Real-world examples: • A CNN might fixate on watermarks in images that appear in a subset of classes, ignoring the main subject. Once it learns to identify those watermarks, it cannot improve further because it is not actually learning the core features. • A text classifier might rely on certain stopwords that correlate with the labels, and having learned that correlation, it does not try to parse more complex semantic relationships.

Using interpretability methods to see what the model focuses on can indicate whether the plateau arises from incomplete or misleading strategies.
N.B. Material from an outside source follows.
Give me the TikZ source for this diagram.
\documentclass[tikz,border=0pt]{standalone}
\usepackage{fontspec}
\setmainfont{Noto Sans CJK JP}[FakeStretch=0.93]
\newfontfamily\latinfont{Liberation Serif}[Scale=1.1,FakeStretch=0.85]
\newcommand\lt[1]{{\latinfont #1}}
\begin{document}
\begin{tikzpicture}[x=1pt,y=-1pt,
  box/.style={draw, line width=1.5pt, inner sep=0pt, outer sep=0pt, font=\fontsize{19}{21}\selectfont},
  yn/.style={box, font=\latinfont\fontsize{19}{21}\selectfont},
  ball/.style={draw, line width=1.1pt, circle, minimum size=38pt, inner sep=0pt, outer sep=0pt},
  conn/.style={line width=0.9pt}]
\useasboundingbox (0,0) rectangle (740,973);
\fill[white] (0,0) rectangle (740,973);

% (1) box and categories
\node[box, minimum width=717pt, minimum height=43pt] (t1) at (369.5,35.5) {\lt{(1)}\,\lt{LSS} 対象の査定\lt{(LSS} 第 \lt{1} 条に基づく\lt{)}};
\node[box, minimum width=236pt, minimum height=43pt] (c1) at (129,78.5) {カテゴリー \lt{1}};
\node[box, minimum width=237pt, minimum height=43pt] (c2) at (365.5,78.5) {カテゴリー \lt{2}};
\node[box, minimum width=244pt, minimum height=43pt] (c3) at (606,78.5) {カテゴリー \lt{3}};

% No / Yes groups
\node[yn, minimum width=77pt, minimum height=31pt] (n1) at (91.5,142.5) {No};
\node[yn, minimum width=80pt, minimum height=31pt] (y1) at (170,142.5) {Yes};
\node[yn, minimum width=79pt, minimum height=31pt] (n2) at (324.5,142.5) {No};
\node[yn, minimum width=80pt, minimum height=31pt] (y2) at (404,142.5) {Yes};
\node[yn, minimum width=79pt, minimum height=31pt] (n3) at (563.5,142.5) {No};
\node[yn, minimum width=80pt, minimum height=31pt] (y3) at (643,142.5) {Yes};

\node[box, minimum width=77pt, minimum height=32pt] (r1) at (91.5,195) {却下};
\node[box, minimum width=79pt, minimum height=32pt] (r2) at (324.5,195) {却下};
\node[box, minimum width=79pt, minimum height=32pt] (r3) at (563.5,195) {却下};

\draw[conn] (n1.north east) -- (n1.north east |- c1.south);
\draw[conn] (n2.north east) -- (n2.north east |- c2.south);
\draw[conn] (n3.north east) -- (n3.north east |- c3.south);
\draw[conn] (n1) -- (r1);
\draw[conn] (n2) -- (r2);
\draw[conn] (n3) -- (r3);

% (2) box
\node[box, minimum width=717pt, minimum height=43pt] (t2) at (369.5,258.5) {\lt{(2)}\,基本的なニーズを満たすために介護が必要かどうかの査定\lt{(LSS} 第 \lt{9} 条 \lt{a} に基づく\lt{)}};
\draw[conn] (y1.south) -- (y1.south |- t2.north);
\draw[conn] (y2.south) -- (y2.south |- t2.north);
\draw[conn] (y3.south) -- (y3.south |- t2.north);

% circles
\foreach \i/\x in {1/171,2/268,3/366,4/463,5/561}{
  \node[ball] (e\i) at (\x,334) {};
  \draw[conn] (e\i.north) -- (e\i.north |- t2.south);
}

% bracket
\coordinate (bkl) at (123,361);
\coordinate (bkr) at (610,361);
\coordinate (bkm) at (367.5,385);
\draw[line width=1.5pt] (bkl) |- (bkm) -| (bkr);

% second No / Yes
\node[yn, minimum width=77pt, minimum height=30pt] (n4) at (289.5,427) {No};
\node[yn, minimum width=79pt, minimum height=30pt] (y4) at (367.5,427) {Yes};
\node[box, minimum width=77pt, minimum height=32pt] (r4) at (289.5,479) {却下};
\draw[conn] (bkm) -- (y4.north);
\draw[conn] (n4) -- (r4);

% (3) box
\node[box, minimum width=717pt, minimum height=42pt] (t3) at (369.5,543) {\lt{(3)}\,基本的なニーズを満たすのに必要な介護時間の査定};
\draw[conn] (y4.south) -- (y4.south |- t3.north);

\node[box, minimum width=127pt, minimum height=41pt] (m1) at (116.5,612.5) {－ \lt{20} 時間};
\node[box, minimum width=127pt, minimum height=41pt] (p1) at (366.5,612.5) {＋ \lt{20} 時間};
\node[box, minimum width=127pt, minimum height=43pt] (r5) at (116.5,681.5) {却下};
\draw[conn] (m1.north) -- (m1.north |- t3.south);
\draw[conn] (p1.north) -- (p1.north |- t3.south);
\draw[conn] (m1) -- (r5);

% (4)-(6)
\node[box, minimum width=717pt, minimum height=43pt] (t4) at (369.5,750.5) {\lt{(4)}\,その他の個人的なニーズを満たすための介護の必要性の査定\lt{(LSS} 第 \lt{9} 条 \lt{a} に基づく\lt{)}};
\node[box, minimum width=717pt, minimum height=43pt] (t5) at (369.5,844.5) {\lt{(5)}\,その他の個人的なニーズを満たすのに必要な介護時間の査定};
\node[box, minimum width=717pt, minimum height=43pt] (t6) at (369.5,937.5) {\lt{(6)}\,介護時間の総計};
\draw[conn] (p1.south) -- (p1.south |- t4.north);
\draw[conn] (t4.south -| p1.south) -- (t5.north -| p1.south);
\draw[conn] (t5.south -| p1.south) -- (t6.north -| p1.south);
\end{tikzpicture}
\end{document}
You could then introduce additional training signals, new data augmentations that remove the spurious features, or alternative architectures designed to capture deeper patterns.

Are there scenarios where plateauing is actually acceptable, and how can we confirm that?

Yes. In practice, some tasks are inherently limited by label noise, data ambiguity, or the maximum representational power of your current architecture. If your training loss hovers at a small but nonzero value beyond a certain epoch, you may have reached the best that particular model can do. Confirming this involves:

• Checking a theoretical performance boundary: for instance, if you suspect labeling errors or inherent ambiguity, you can estimate the Bayes error rate or get an approximate “best possible” performance from human annotators. • Cross-validating across multiple data splits to see if all runs saturate at similar performance levels. If the plateau is consistent, it likely reflects a true limit rather than a random training glitch. • Monitoring the complexity and capacity of the model. If you suspect the model is not large enough but do not see improvements from making it bigger, it might indeed be at a near-optimal limit for the data.

In such cases, a plateau need not be a bad sign. It might indicate you have effectively extracted all the signal from the dataset, or that the irreducible noise in your labels prevents further reduction of the loss.